The Death of the Novel

Who said the novel was dead? It has a lot of competition, for sure. In the week when yet another film adaptation of a Jane Austen novel hits the big screens in Britain, and when the Man Booker Prize seems to be narrowing its sights on a coterie of in-favour big names (with the odd newcomer thrown in for balance), you might be forgiven for thinking that novels may be good for business, but are not necessarily the business any more. In the case of the Booker, which deep in its dark corporate heart is a marketing exercise anyway, not much is new. Publishing a book with the major publishers has been getting harder over the years for anyone who isn’t already either a proven good bet, or young and good looking.

Enter fan fiction. The Internet has given millions of fans of everything from Harry Potter, to Star Trek and–for all I know–Denby tableware the chance to tell their own stories about their heroes. In the past adaptation went only one way, from novel to film; now it goes the other way too. Rumour has it that George Lucas had to be very careful when making the later Star Wars movies not to copy an idea from a piece of fan fiction and be sued for breach of copyright. He doesn’t like it and wants the fans to stop, but he has a different excuse: “I don’t like fan fiction written about Star Wars. This may cost me money because some people may read fan fiction instead of buying official stories licensed for Star Wars. I would prefer if you would all refrain from writing stories based on Star Wars.” I wonder, had she been alive today, if Jane Austen would have been quite so worked up about Jane Austen Fan Fiction.
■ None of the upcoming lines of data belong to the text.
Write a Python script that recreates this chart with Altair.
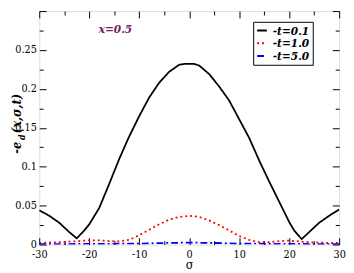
import altair as alt
import pandas as pd

# ---- data ----
series_labels = ["-t=0.1", "-t=1.0", "-t=5.0"]
series_colors = ["#000000", "#ff0000", "#0000ff"]
series_dashes = [[1, 0], [2, 3], [7, 3, 2, 3]]

sigma_t01 = [-30, -28, -26, -24, -22.5, -21, -20, -18, -16, -14, -12, -10, -8, -6, -4, -2, -1, 0,
             1, 2, 4, 6, 8, 10, 12, 14, 16, 18, 20, 21, 22.5, 24, 26, 28, 30]
vals_t01 = [0.044, 0.037, 0.028, 0.016, 0.008, 0.018, 0.026, 0.047, 0.078, 0.110, 0.139, 0.165,
            0.189, 0.208, 0.222, 0.231, 0.232, 0.232, 0.232, 0.230, 0.219, 0.203, 0.185, 0.161,
            0.137, 0.108, 0.081, 0.055, 0.029, 0.018, 0.007, 0.016, 0.028, 0.037, 0.045]

sigma_t10 = [-30, -28, -26, -24, -22, -20, -18, -16, -14, -12, -10, -8, -6, -4, -2, 0,
             2, 4, 6, 8, 10, 12, 14, 16, 18, 20, 22, 24, 26, 28, 30]
vals_t10 = [0.002, 0.0025, 0.003, 0.0037, 0.0045, 0.0055, 0.0055, 0.0045, 0.004, 0.006, 0.012,
            0.019, 0.026, 0.032, 0.0355, 0.0368, 0.0355, 0.031, 0.025, 0.018, 0.011, 0.006,
            0.003, 0.003, 0.0045, 0.005, 0.004, 0.003, 0.0025, 0.002, 0.002]

sigma_t50 = [-30, -25, -20, -15, -10, -5, 0, 5, 10, 15, 20, 25, 30]
vals_t50 = [0.0005, 0.0006, 0.0008, 0.001, 0.0012, 0.002, 0.0025, 0.002, 0.0012, 0.001, 0.0008,
            0.0006, 0.0005]

x_major = [-30, -20, -10, 0, 10, 20, 30]
x_minor = [-25, -15, -5, 5, 15, 25]
y_major = [0, 0.05, 0.1, 0.15, 0.2, 0.25, 0.3]
y_minor = [0.025, 0.075, 0.125, 0.175, 0.225, 0.275]

rows = []
for lab, xs, ys in [(series_labels[0], sigma_t01, vals_t01),
                    (series_labels[1], sigma_t10, vals_t10),
                    (series_labels[2], sigma_t50, vals_t50)]:
    for i, (a, b) in enumerate(zip(xs, ys)):
        rows.append({"series": lab, "sigma": a, "value": b, "order": i})
df = pd.DataFrame(rows)

FONT = "DejaVu Serif Condensed, DejaVu Serif"
W, H = 307, 239

xscale = alt.Scale(domain=[-30, 30], nice=False, zero=False)
yscale = alt.Scale(domain=[0, 0.3], nice=False, zero=False)


def xaxis(orient, values, size, labels=False, title=None):
    kw = dict(orient=orient, values=values, tickSize=size, offset=-size, domain=False,
              grid=False, tickColor="black", tickWidth=1, labels=labels, title=title)
    if labels:
        kw.update(labelFont=FONT, labelFontSize=11, labelColor="black", labelPadding=4,
                  labelFlush=False, labelOverlap=False, labelExpr="'' + datum.value")
    if title:
        kw.update(titleFont=FONT, titleFontSize=13, titleFontWeight="normal",
                  titleColor="black", titlePadding=0)
    return alt.Axis(**kw)


def yaxis(orient, values, size, labels=False):
    kw = dict(orient=orient, values=values, tickSize=size, offset=-size, domain=False,
              grid=False, tickColor="black", tickWidth=1, labels=labels, title=None)
    if labels:
        kw.update(labelFont=FONT, labelFontSize=11, labelColor="black", labelPadding=3,
                  labelFlush=False, labelOverlap=False, format="~g",
                  labelExpr="datum.value >= 0.29 ? '' : datum.label")
    return alt.Axis(**kw)


leg = alt.Legend(title=None, orient="none", legendX=219, legendY=11, symbolType="stroke",
                 symbolStrokeWidth=2, symbolSize=100, labelFont=FONT, labelFontSize=12,
                 labelFontStyle="italic", labelFontWeight="bold", labelColor="black",
                 strokeColor="black", fillColor="white", padding=3, rowPadding=1,
                 labelOffset=5)

lines = alt.Chart(df).mark_line(strokeWidth=1.8, clip=True).encode(
    x=alt.X("sigma:Q", scale=xscale, axis=xaxis("bottom", x_major, 7, True, "σ")),
    y=alt.Y("value:Q", scale=yscale, axis=yaxis("left", y_major, 7, True)),
    color=alt.Color("series:N", scale=alt.Scale(domain=series_labels, range=series_colors),
                    legend=leg),
    strokeDash=alt.StrokeDash("series:N", scale=alt.Scale(domain=series_labels,
                                                           range=series_dashes),
                              legend=leg),
    order="order:Q",
    detail="series:N",
)

def ghost(xa, ya):
    return alt.Chart(df).mark_point(opacity=0).encode(
        x=alt.X("sigma:Q", scale=xscale, axis=xa),
        y=alt.Y("value:Q", scale=yscale, axis=ya),
    )

g1 = ghost(xaxis("top", x_major, 7), yaxis("right", y_major, 7))
g2 = ghost(xaxis("bottom", x_minor, 4), yaxis("left", y_minor, 4))
g3 = ghost(xaxis("top", x_minor, 4), yaxis("right", y_minor, 4))

ann = alt.Chart(pd.DataFrame({"t": ["x=0.5"]})).mark_text(
    font=FONT, fontSize=12, fontStyle="italic", fontWeight="bold", color="#6e1f62",
    align="center", baseline="middle"
).encode(text="t:N", x=alt.value(78), y=alt.value(18))

ytitle_a = alt.Chart(pd.DataFrame({"t": ["-e"]})).mark_text(
    font=FONT, fontSize=13, fontStyle="italic", fontWeight="bold", color="black",
    align="left", baseline="middle", angle=270
).encode(text="t:N", x=alt.value(-23), y=alt.value(146))
ytitle_b = alt.Chart(pd.DataFrame({"t": ["d"]})).mark_text(
    font=FONT, fontSize=9, fontStyle="italic", fontWeight="bold", color="black",
    align="left", baseline="middle", angle=270
).encode(text="t:N", x=alt.value(-18), y=alt.value(132))
ytitle_c = alt.Chart(pd.DataFrame({"t": ["(x,σ,t)"]})).mark_text(
    font=FONT, fontSize=13, fontStyle="italic", fontWeight="bold", color="black",
    align="left", baseline="middle", angle=270
).encode(text="t:N", x=alt.value(-23), y=alt.value(125))

chart = alt.layer(lines, g1, g2, g3, ann, ytitle_a, ytitle_b, ytitle_c).resolve_axis(
    x="independent", y="independent"
).properties(
    width=W, height=H,
    autosize=alt.AutoSizeParams(type="none"),
    padding={"left": 32, "top": 0, "right": 7, "bottom": 26},
).configure_view(stroke="black", strokeWidth=1).configure(background="white")

chart.save("out.html", embed_options={"renderer": "svg", "actions": False})
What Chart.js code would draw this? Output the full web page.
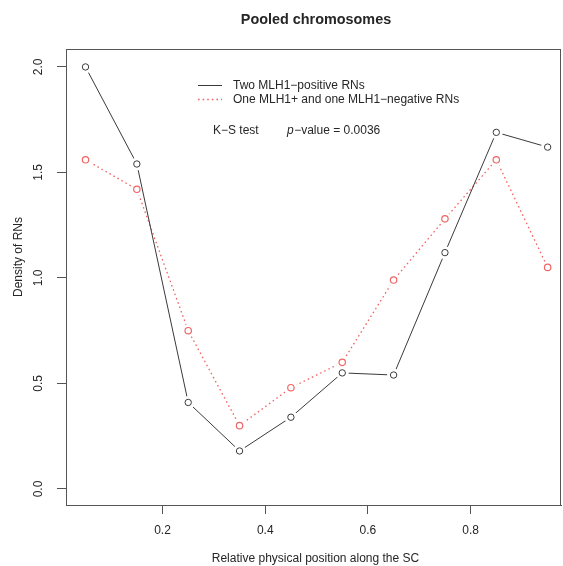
<!DOCTYPE html>
<html>
<head>
<meta charset="utf-8">
<script src="https://cdn.jsdelivr.net/npm/chart.js@4"></script>
<style>
html,body{margin:0;padding:0;background:#fff;}
#wrap{width:563px;height:566px;}
</style>
</head>
<body>
<div id="wrap"><canvas id="c" width="563" height="566"></canvas></div>
<script>
// ---- data ----
const positions = [0.05, 0.15, 0.25, 0.35, 0.45, 0.55, 0.65, 0.75, 0.85, 0.95];
const twoPositive = [2.00, 1.54, 0.41, 0.18, 0.34, 0.55, 0.54, 1.12, 1.69, 1.62];
const onePosOneNeg = [1.56, 1.42, 0.75, 0.30, 0.48, 0.60, 0.99, 1.28, 1.56, 1.05];
const xTicks = [0.2, 0.4, 0.6, 0.8];
const yTicks = [0.0, 0.5, 1.0, 1.5, 2.0];
const seriesNames = ['Two MLH1\u2212positive RNs', 'One MLH1+ and one MLH1\u2212negative RNs'];
const chartTitle = 'Pooled chromosomes';
const xTitle = 'Relative physical position along the SC';
const yTitle = 'Density of RNs';

const FONT = "'Liberation Sans', Arial, Helvetica, sans-serif";
const BLACK = '#3a3a3a';
const RED = '#f06464';
const AXIS = '#555555';
const TEXT = '#262626';

const toXY = vals => positions.map((x, i) => ({x: x, y: vals[i]}));

const gapPlugin = {
  id: 'gapPlugin',
  beforeDatasetDraw(chart, args) {
    const ds = chart.data.datasets[args.index];
    if (!ds.gapLine) return;
    const ctx = chart.ctx;
    ctx.save();
    ctx.beginPath();
    ctx.rect(0, 0, chart.width, chart.height);
    const r = 6.5;
    args.meta.data.forEach(p => {
      ctx.moveTo(p.x + r, p.y);
      ctx.arc(p.x, p.y, r, 0, Math.PI * 2);
    });
    ctx.clip('evenodd');
  },
  afterDatasetDraw(chart, args) {
    const ds = chart.data.datasets[args.index];
    if (!ds.gapLine) return;
    chart.ctx.restore();
  }
};

const decoPlugin = {
  id: 'deco',
  afterDraw(chart) {
    const ctx = chart.ctx;
    const a = chart.chartArea;
    ctx.save();
    // box
    ctx.strokeStyle = AXIS;
    ctx.lineWidth = 1;
    ctx.strokeRect(Math.round(a.left) + 0.5, Math.round(a.top) + 0.5,
                   Math.round(a.right - a.left) - 1, Math.round(a.bottom - a.top));
    ctx.fillStyle = TEXT;
    // title
    ctx.font = 'bold 14.4px ' + FONT;
    ctx.textAlign = 'center';
    ctx.textBaseline = 'middle';
    ctx.fillText(chartTitle, 316, 20);
    // y tick labels (rotated as in the reference)
    ctx.font = '12px ' + FONT;
    const ys = chart.scales.y;
    ys.ticks.forEach(t => {
      const py = ys.getPixelForValue(t.value);
      ctx.save();
      ctx.translate(39, py);
      ctx.rotate(-Math.PI / 2);
      ctx.fillText(t.value.toFixed(1), 0, 0);
      ctx.restore();
    });
    // y title
    ctx.save();
    ctx.translate(19, 257);
    ctx.rotate(-Math.PI / 2);
    ctx.fillText(yTitle, 0, 0);
    ctx.restore();
    // legend
    ctx.textAlign = 'left';
    ctx.strokeStyle = BLACK;
    ctx.lineWidth = 1;
    ctx.beginPath(); ctx.moveTo(198, 85.5); ctx.lineTo(222, 85.5); ctx.stroke();
    ctx.strokeStyle = RED;
    ctx.lineWidth = 1.3;
    ctx.setLineDash([1.6, 3]);
    ctx.beginPath(); ctx.moveTo(198, 99.5); ctx.lineTo(222, 99.5); ctx.stroke();
    ctx.setLineDash([]);
    ctx.fillStyle = TEXT;
    ctx.fillText(seriesNames[0], 233, 86);
    ctx.fillText(seriesNames[1], 233, 100);
    // K-S annotation
    ctx.fillText('K\u2212S test', 213, 131);
    ctx.font = 'italic 12px ' + FONT;
    ctx.fillText('p', 287, 131);
    const pw = ctx.measureText('p').width;
    ctx.font = '12px ' + FONT;
    ctx.fillText('\u2212value = 0.0036', 287 + pw + 0.5, 131);
    // x title
    ctx.textAlign = 'center';
    ctx.fillText(xTitle, (a.left + a.right) / 2 + 2, 559);
    ctx.restore();
  }
};

new Chart(document.getElementById('c'), {
  type: 'line',
  data: {
    datasets: [
      {label: seriesNames[0] + ' line', data: toXY(twoPositive), gapLine: true,
       borderColor: BLACK, borderWidth: 1, pointRadius: 0, fill: false, tension: 0},
      {label: seriesNames[0], data: toXY(twoPositive), showLine: false,
       borderColor: BLACK, pointBorderColor: BLACK, pointBackgroundColor: 'rgba(0,0,0,0)',
       pointRadius: 3.2, pointBorderWidth: 1},
      {label: seriesNames[1] + ' line', data: toXY(onePosOneNeg), gapLine: true,
       borderColor: RED, borderWidth: 1.3, borderDash: [1.6, 3], pointRadius: 0, fill: false, tension: 0},
      {label: seriesNames[1], data: toXY(onePosOneNeg), showLine: false,
       borderColor: RED, pointBorderColor: RED, pointBackgroundColor: 'rgba(0,0,0,0)',
       pointRadius: 3.2, pointBorderWidth: 1.2}
    ]
  },
  options: {
    responsive: false,
    animation: false,
    layout: {autoPadding: false, padding: {top: 49, right: 2, left: 0, bottom: 0}},
    plugins: {legend: {display: false}, tooltip: {enabled: false}, title: {display: false}},
    scales: {
      x: {
        type: 'linear', position: 'bottom', min: 0.012, max: 0.976,
        afterBuildTicks: s => { s.ticks = xTicks.map(v => ({value: v})); },
        afterFit: s => { s.height = 61; },
        grid: {display: true, drawOnChartArea: false, drawTicks: true, tickLength: 9, color: AXIS, lineWidth: 1},
        border: {display: true, color: AXIS, width: 1},
        ticks: {color: TEXT, font: {family: FONT, size: 12}, padding: 9, maxRotation: 0,
                callback: v => v.toFixed(1)},
        title: {display: false}
      },
      y: {
        type: 'linear', position: 'left', min: -0.076, max: 2.085,
        afterBuildTicks: s => { s.ticks = yTicks.map(v => ({value: v})); },
        afterFit: s => { s.width = 66; },
        grid: {display: true, drawOnChartArea: false, drawTicks: true, tickLength: 9, color: AXIS, lineWidth: 1},
        border: {display: true, color: AXIS, width: 1},
        ticks: {color: 'rgba(0,0,0,0)', font: {family: FONT, size: 12}, padding: 4,
                callback: v => v.toFixed(1)}
      }
    }
  },
  plugins: [gapPlugin, decoPlugin]
});
</script>
</body>
</html>
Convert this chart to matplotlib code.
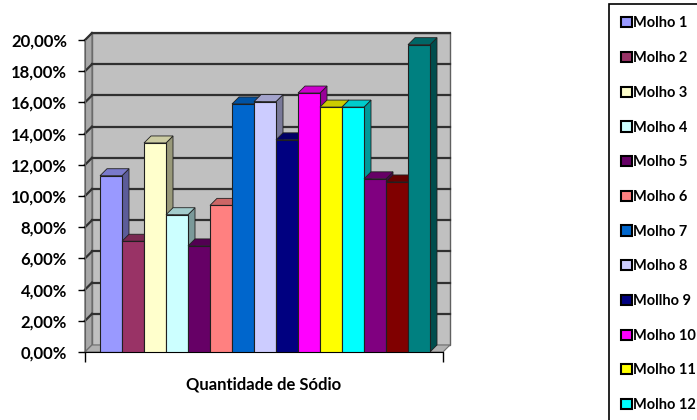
import numpy as np
import matplotlib.pyplot as plt
from matplotlib.patches import Polygon, Patch
from matplotlib.transforms import IdentityTransform
from matplotlib.colors import to_rgb

plt.rcParams['font.family'] = ['Lato', 'DejaVu Sans']
plt.rcParams['font.weight'] = 'bold'

# Dados
rotulos = ['Molho 1', 'Molho 2', 'Molho 3', 'Molho 4', 'Molho 5', 'Molho 6',
           'Molho 7', 'Molho 8', 'Mollho 9', 'Molho 10', 'Molho 11', 'Molho 12',
           'Molho 13', 'Molho 14', 'Molho 15']
valores = [11.3, 7.1, 13.4, 8.8, 6.8, 9.4, 15.9, 16.05, 13.6, 16.6, 15.7, 15.7,
           11.1, 10.9, 19.7]
cores = ['#9999FF', '#993366', '#FFFFCC', '#CCFFFF', '#660066', '#FF8080',
         '#0066CC', '#CCCCFF', '#000080', '#FF00FF', '#FFFF00', '#00FFFF',
         '#800080', '#800000', '#008080']
yticks = np.arange(0, 21, 2)

W, H = 697, 420
fig = plt.figure(figsize=(W / 100, H / 100), dpi=100)
ax = fig.add_axes([85 / W, 68 / H, 358 / W, 312 / H])
ax.set_facecolor('none')
ax.autoscale(False)
xl, xr = -15 / 22, len(valores) + 13 / 22
ax.set_xlim(xl, xr)
ax.set_ylim(0, 20)

# deslocamento da profundidade (pixels)
DX, DY = 7, 7


def px(x, y, dx=0, dy=0):
    p = ax.transData.transform((x, y))
    return (p[0] + dx, p[1] + dy)


def poli(pts, fc, ec='none', lw=0.8, z=1):
    ax.add_patch(Polygon(pts, closed=True, facecolor=fc, edgecolor=ec, linewidth=lw,
                         transform=IdentityTransform(), clip_on=False, zorder=z))


def escurece(c, f):
    return tuple(np.array(to_rgb(c)) * f)


# parede do fundo
poli([px(xl, 0, DX, DY), px(xr, 0, DX, DY), px(xr, 20, DX, DY), px(xl, 20, DX, DY)],
     '#C0C0C0', '#606060', 1.0, z=0.5)
# parede da esquerda
poli([px(xl, 0), px(xl, 0, DX, DY), px(xl, 20, DX, DY), px(xl, 20)],
     '#A8A8A8', '#707070', 1.0, z=0.6)
# piso
poli([px(xl, 0), px(xr, 0), px(xr, 0, DX, DY), px(xl, 0, DX, DY)],
     '#B0B0B0', '#707070', 0.8, z=0.6)

# linhas de grade
for v in yticks[1:]:
    a = px(xl, v, DX, DY)
    b = px(xr, v, DX, DY)
    c = px(xl, v)
    ax.plot([a[0], b[0]], [a[1], b[1]], color='#303030', lw=1.6,
            transform=IdentityTransform(), clip_on=False, zorder=0.7)
    ax.plot([c[0], a[0]], [c[1], a[1]], color='#303030', lw=1.6,
            transform=IdentityTransform(), clip_on=False, zorder=0.7)

# barras 3D
for i, (v, c) in enumerate(zip(valores, cores)):
    z = 2 + i
    x0, x1 = i, i + 1
    poli([px(x1, 0), px(x1, 0, DX, DY), px(x1, v, DX, DY), px(x1, v)],
         escurece(c, 0.6), '#202020', 0.6, z)
    poli([px(x0, v), px(x1, v), px(x1, v, DX, DY), px(x0, v, DX, DY)],
         escurece(c, 0.8), '#202020', 0.6, z)
    ax.bar(x0, v, width=1, align='edge', color=c, edgecolor='#202020',
           linewidth=0.8, zorder=z + 0.5)

# eixos
for s in ['top', 'right']:
    ax.spines[s].set_visible(False)
ax.spines['left'].set_color('#606060')
ax.spines['bottom'].set_color('black')
ax.set_yticks(yticks)
ax.set_yticklabels([f'{v:.2f}%'.replace('.', ',') for v in yticks])
ax.set_xticks([xl, xr])
ax.set_xticklabels(['', ''])
ax.tick_params(axis='y', length=5, width=1, pad=8, labelsize=12)
ax.tick_params(axis='x', length=7, width=1)
ax.set_xlabel('Quantidade de Sódio', fontsize=12, fontweight='bold', labelpad=7)

# legenda
alcas = [Patch(facecolor=c, edgecolor='black', linewidth=1.5) for c in cores]
leg = fig.legend(alcas, rotulos, loc='upper left',
                 bbox_to_anchor=(609 / W, 1 - 4 / H), fontsize=10.5,
                 handlelength=0.7, handleheight=0.7, handletextpad=0.12,
                 labelspacing=1.42, borderpad=0.85, borderaxespad=0,
                 fancybox=False, edgecolor='black', framealpha=1)
leg.get_frame().set_linewidth(1.2)

fig.savefig('out.png', dpi=100)
plt.close()
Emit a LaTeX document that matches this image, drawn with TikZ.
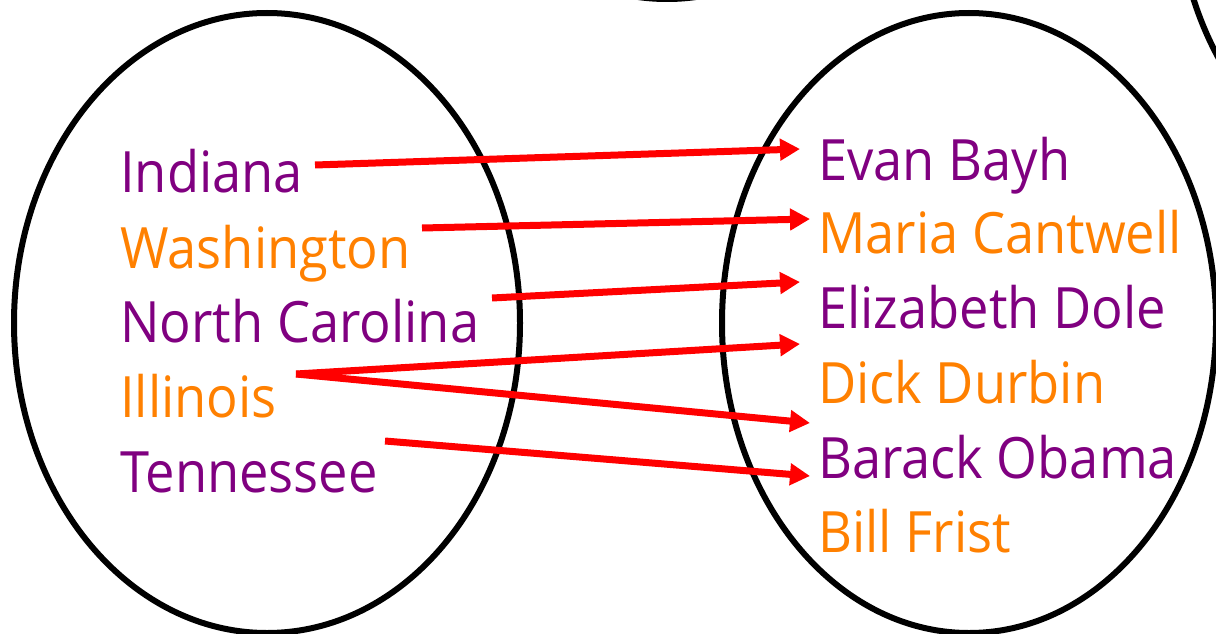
\documentclass[tikz,border=0pt]{standalone}
\usepackage{fontspec}
\setmainfont{Open Sans}[FakeStretch=0.92]
\usetikzlibrary{arrows.meta}
\definecolor{statepurple}{RGB}{128,0,128}
\definecolor{stateorange}{RGB}{255,128,0}
\definecolor{linkred}{RGB}{255,0,0}
\tikzset{
  setoval/.style={draw=black, line width=6pt},
  lbl/.style={anchor=base west, inner sep=0pt, font=\fontsize{57}{60}\selectfont},
  pname/.style={lbl, text=statepurple},
  oname/.style={lbl, text=stateorange},
  link/.style={draw=linkred, line width=7pt,
    -{Triangle[length=20pt,width=21pt]}},
}
\begin{document}
\begin{tikzpicture}[x=1pt,y=-1pt]
\useasboundingbox (0,0) rectangle (1216,634);
\begin{scope}
\clip (0,0) rectangle (1216,634);
% domain and codomain ovals
\draw[setoval] (267,323) ellipse [x radius=253, y radius=310];
\draw[setoval] (969,323) ellipse [x radius=247, y radius=310];
% neighbouring ovals, cut off by the frame
\draw[setoval] (667,-301) ellipse [x radius=250, y radius=300];
\draw[setoval] (1426,-115) ellipse [x radius=250, y radius=310];
\end{scope}
% states
\node[pname] (ind) at (120,192) {Indiana};
\node[oname] (was) at (120,268) {Washington};
\node[pname] (nca) at (120,342) {North Carolina};
\node[oname] (ill) at (120,417) {Illinois};
\node[pname] (ten) at (120,492) {Tennessee};
% senators
\node[pname] (bay) at (818,180) {Evan Bayh};
\node[oname] (can) at (818,253) {Maria Cantwell};
\node[pname] (dol) at (818,328) {Elizabeth Dole};
\node[oname] (dur) at (818,403) {Dick Durbin};
\node[pname] (oba) at (818,478) {Barack Obama};
\node[oname] (fri) at (818,552) {Bill Frist};
% arrow ends
\coordinate (s1) at (315,165);
\coordinate (s2) at (422,228);
\coordinate (s3) at (492,298);
\coordinate (s4) at (296,374);
\coordinate (s5) at (385,441);
\coordinate (t1) at (800,149);
\coordinate (t2) at (810,219);
\coordinate (t3) at (800,282);
\coordinate (t4) at (800,344);
\coordinate (t5) at (810,423);
\coordinate (t6) at (810,476);
\draw[link] (s1) -- (t1);
\draw[link] (s2) -- (t2);
\draw[link] (s3) -- (t3);
\draw[link] (s4) -- (t4);
\draw[link] (s4) -- (t5);
\draw[link] (s5) -- (t6);
\end{tikzpicture}
\end{document}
Of course the corporate interests are in on this too, but while most fan fiction appears only online, spinoff novels from movies and even video games are on sale as regular books. This article from Wired explains how novels based on video games have begun to occupy a small, but presumably profitable, part of the publishing market. It’s unlikely that an adaptation of Halo or Resident Evil will make it onto the Booker shortlist any time soon, but it’s funny how centuries-old book technology turns out to complement the electronics.